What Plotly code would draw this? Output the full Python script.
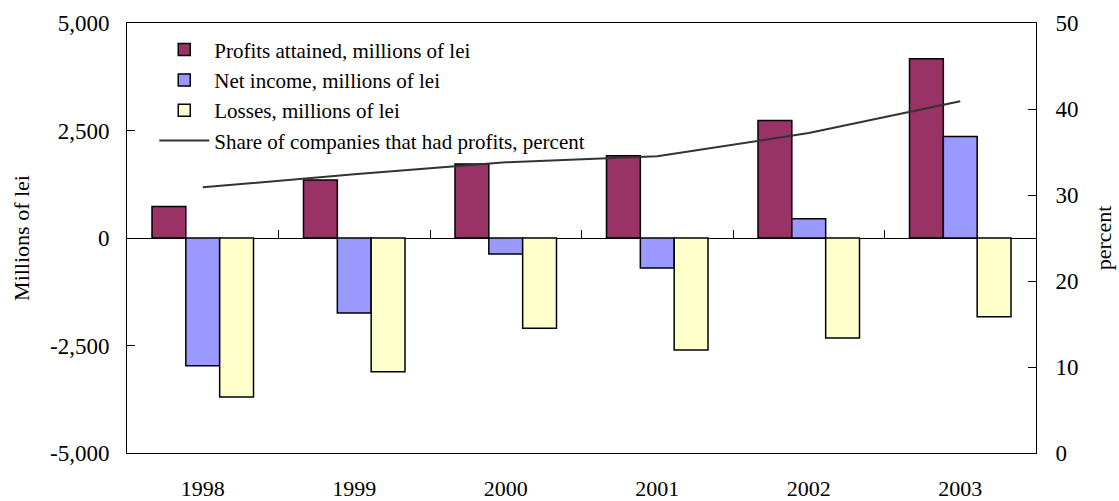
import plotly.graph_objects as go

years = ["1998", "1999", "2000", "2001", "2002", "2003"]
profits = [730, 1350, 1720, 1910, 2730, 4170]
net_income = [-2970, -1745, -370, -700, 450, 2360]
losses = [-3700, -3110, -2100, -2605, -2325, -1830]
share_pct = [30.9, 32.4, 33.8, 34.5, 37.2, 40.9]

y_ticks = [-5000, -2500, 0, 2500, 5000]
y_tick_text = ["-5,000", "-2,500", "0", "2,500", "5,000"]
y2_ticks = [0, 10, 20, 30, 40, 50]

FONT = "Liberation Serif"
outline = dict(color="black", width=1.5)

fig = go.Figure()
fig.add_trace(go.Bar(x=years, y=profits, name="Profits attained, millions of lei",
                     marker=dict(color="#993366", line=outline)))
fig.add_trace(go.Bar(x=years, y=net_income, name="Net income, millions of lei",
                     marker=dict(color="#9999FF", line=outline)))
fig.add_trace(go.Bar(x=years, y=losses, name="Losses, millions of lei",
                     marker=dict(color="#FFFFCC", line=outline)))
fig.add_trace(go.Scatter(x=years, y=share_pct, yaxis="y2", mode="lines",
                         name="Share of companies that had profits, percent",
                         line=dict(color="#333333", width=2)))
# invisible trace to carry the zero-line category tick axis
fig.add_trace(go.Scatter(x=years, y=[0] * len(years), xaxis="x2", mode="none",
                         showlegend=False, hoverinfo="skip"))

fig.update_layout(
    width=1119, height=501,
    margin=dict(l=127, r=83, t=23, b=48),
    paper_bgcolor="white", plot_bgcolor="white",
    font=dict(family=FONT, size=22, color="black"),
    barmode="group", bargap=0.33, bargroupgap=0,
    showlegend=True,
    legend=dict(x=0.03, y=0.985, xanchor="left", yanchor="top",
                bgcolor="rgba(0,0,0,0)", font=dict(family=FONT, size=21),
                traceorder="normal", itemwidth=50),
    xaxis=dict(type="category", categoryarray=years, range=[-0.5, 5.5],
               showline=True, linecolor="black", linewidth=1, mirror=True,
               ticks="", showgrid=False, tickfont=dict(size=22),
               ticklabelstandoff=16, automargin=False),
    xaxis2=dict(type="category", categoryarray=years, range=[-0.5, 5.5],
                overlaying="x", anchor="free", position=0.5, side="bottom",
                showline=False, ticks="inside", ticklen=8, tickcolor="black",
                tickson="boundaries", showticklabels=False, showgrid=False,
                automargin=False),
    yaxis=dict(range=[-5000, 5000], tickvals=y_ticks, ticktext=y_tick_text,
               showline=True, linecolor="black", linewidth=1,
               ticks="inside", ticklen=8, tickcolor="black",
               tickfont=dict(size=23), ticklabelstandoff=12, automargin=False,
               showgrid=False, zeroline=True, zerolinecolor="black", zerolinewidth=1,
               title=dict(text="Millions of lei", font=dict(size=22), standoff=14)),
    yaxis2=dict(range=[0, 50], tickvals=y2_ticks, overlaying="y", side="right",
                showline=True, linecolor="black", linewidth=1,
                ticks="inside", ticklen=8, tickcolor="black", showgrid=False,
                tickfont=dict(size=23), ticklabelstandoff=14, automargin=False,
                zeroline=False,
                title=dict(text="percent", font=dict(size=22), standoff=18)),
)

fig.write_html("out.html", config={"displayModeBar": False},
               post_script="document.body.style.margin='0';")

----------------------------------------

**GIVEN EXERCISE**
Copy the whole of the material above exactly, but not its images.

**COMPLETE RESPONSE**
What Plotly code would draw this? Output the full Python script.
import plotly.graph_objects as go

years = ["1998", "1999", "2000", "2001", "2002", "2003"]
profits = [730, 1350, 1720, 1910, 2730, 4170]
net_income = [-2970, -1745, -370, -700, 450, 2360]
losses = [-3700, -3110, -2100, -2605, -2325, -1830]
share_pct = [30.9, 32.4, 33.8, 34.5, 37.2, 40.9]

y_ticks = [-5000, -2500, 0, 2500, 5000]
y_tick_text = ["-5,000", "-2,500", "0", "2,500", "5,000"]
y2_ticks = [0, 10, 20, 30, 40, 50]

FONT = "Liberation Serif"
outline = dict(color="black", width=1.5)

fig = go.Figure()
fig.add_trace(go.Bar(x=years, y=profits, name="Profits attained, millions of lei",
                     marker=dict(color="#993366", line=outline)))
fig.add_trace(go.Bar(x=years, y=net_income, name="Net income, millions of lei",
                     marker=dict(color="#9999FF", line=outline)))
fig.add_trace(go.Bar(x=years, y=losses, name="Losses, millions of lei",
                     marker=dict(color="#FFFFCC", line=outline)))
fig.add_trace(go.Scatter(x=years, y=share_pct, yaxis="y2", mode="lines",
                         name="Share of companies that had profits, percent",
                         line=dict(color="#333333", width=2)))
# invisible trace to carry the zero-line category tick axis
fig.add_trace(go.Scatter(x=years, y=[0] * len(years), xaxis="x2", mode="none",
                         showlegend=False, hoverinfo="skip"))

fig.update_layout(
    width=1119, height=501,
    margin=dict(l=127, r=83, t=23, b=48),
    paper_bgcolor="white", plot_bgcolor="white",
    font=dict(family=FONT, size=22, color="black"),
    barmode="group", bargap=0.33, bargroupgap=0,
    showlegend=True,
    legend=dict(x=0.03, y=0.985, xanchor="left", yanchor="top",
                bgcolor="rgba(0,0,0,0)", font=dict(family=FONT, size=21),
                traceorder="normal", itemwidth=50),
    xaxis=dict(type="category", categoryarray=years, range=[-0.5, 5.5],
               showline=True, linecolor="black", linewidth=1, mirror=True,
               ticks="", showgrid=False, tickfont=dict(size=22),
               ticklabelstandoff=16, automargin=False),
    xaxis2=dict(type="category", categoryarray=years, range=[-0.5, 5.5],
                overlaying="x", anchor="free", position=0.5, side="bottom",
                showline=False, ticks="inside", ticklen=8, tickcolor="black",
                tickson="boundaries", showticklabels=False, showgrid=False,
                automargin=False),
    yaxis=dict(range=[-5000, 5000], tickvals=y_ticks, ticktext=y_tick_text,
               showline=True, linecolor="black", linewidth=1,
               ticks="inside", ticklen=8, tickcolor="black",
               tickfont=dict(size=23), ticklabelstandoff=12, automargin=False,
               showgrid=False, zeroline=True, zerolinecolor="black", zerolinewidth=1,
               title=dict(text="Millions of lei", font=dict(size=22), standoff=14)),
    yaxis2=dict(range=[0, 50], tickvals=y2_ticks, overlaying="y", side="right",
                showline=True, linecolor="black", linewidth=1,
                ticks="inside", ticklen=8, tickcolor="black", showgrid=False,
                tickfont=dict(size=23), ticklabelstandoff=14, automargin=False,
                zeroline=False,
                title=dict(text="percent", font=dict(size=22), standoff=18)),
)

fig.write_html("out.html", config={"displayModeBar": False},
               post_script="document.body.style.margin='0';")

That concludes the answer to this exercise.